Saturday, July 20, 2013

Scenes of Rural Life

The images on this page reproduce part of a group of Real Photo postcards that may have originated in western Pennsylvania. The one above is probably the oldest; it's printed on postcard stock, in this case sold by an unknown manufacturer, that became obsolete around 1907, when postal regulations were updated to permit including a message, in addition to the mailing address, on the reverse of the card. The wall behind the adolescent boy has been decorated with a variety of posters and advertisements, though it's difficult to read the lettering because of the angle and the exposure. Even so, the central image of the boy and his horse is nicely composed.

The remainder are later, printed on Azo postcard stock manufactured from 1918-1930, and may be the work of a single photographer, one who developed his own images but hadn't quite mastered the printing process. In the first, an oval frame was employed, but only on the right side. Note the rungs on the tree to enable climbing.
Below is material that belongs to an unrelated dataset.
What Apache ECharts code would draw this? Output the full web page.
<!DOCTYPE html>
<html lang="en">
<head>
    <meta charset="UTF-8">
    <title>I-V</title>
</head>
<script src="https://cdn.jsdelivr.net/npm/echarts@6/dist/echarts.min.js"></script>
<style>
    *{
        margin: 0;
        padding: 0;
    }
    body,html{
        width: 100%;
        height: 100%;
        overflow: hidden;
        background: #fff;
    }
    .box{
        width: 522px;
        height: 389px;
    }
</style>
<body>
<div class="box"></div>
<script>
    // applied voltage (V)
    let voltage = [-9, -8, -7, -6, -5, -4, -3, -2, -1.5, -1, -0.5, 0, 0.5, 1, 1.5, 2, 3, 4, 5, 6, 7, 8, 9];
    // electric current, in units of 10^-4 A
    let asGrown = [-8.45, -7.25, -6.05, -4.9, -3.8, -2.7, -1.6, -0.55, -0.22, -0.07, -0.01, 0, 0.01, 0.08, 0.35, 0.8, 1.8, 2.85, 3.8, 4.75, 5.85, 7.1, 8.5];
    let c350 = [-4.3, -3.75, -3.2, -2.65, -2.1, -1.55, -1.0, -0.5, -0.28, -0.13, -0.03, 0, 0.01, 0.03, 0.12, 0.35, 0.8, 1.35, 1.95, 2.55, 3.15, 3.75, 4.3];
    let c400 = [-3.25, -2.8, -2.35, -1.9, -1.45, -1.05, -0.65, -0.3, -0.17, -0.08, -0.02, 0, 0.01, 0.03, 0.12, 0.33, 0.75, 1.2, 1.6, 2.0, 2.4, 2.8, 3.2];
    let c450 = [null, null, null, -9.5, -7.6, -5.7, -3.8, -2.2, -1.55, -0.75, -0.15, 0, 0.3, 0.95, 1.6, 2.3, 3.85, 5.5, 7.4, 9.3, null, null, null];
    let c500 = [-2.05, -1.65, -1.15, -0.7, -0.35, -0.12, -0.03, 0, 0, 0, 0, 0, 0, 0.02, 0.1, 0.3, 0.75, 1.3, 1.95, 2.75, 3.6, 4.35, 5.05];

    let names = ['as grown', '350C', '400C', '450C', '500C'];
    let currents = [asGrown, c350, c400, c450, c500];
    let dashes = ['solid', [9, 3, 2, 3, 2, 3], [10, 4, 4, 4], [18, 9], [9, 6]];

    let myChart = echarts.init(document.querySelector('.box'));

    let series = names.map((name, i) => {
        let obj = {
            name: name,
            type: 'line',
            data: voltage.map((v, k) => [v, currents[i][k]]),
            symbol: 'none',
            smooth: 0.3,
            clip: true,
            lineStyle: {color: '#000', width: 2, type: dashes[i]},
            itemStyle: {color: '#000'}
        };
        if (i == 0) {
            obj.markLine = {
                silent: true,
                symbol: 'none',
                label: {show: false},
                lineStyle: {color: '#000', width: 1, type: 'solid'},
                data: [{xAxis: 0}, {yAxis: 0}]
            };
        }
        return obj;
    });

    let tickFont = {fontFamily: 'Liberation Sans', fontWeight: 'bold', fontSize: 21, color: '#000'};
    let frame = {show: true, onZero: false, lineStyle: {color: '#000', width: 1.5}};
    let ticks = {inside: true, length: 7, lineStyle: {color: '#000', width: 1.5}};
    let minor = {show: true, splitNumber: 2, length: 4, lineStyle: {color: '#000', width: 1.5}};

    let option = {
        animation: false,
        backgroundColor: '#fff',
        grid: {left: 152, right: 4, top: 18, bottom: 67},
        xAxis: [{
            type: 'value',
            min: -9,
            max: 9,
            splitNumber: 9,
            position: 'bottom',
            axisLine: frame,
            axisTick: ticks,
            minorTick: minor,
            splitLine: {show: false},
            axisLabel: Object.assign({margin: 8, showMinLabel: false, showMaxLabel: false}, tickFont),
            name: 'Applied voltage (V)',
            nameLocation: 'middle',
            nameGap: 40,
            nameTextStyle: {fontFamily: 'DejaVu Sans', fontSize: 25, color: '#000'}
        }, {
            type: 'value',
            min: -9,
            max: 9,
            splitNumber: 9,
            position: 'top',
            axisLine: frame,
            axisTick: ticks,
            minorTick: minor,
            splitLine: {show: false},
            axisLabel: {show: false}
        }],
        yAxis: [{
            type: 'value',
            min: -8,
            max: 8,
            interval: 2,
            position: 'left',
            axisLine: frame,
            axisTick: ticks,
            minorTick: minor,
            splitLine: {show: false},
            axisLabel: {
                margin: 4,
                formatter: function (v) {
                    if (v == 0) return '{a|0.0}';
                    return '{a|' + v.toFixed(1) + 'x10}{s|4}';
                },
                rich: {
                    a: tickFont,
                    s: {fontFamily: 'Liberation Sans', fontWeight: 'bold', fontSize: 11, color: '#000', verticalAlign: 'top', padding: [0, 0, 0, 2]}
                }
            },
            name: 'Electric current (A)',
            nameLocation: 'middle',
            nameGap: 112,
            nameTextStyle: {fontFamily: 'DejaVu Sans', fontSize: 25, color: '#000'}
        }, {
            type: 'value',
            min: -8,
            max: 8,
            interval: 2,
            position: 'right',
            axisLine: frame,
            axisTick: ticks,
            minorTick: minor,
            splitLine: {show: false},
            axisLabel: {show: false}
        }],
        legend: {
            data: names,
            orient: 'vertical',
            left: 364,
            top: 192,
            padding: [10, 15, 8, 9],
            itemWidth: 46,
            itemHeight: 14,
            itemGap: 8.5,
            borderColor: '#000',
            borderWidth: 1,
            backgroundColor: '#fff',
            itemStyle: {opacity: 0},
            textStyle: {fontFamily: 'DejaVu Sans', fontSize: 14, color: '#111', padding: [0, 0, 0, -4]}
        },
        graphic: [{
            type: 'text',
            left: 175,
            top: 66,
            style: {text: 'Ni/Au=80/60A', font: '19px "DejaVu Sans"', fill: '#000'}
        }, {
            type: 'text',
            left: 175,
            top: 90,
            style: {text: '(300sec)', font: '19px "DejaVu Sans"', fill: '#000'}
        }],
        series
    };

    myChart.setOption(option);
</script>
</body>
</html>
The name "Harold Bixler" is written on the back.

The image below, of a woman holding a cat, is even more askew (these scans are aligned with the axes of the cardstock, not of the print).

In the composite below, I have juxtaposed the two cards to show how the ragged edge and the dark background on the left side apparently align. If I'm correct, the two prints must have been made at the same time.

The awkwardly exposed image below may also belong with the previous two; if rotated 90° to the left, it also is a possible candidate for aligning with the top of the print of the woman with the cat.

The dark backgrounds framing these three prints appear to be previously exposed film. I don't really understand the developing technique involved here, but it's clear the photographer was improvising, probably with minimal training and rudimentary equipment. That would make sense given the general poverty and isolation of the scenes, but it says something that he or she was driven, even under less than optimal conditions, to preserve a little bit of the surrounding world.

None of these postcards were ever addressed or mailed.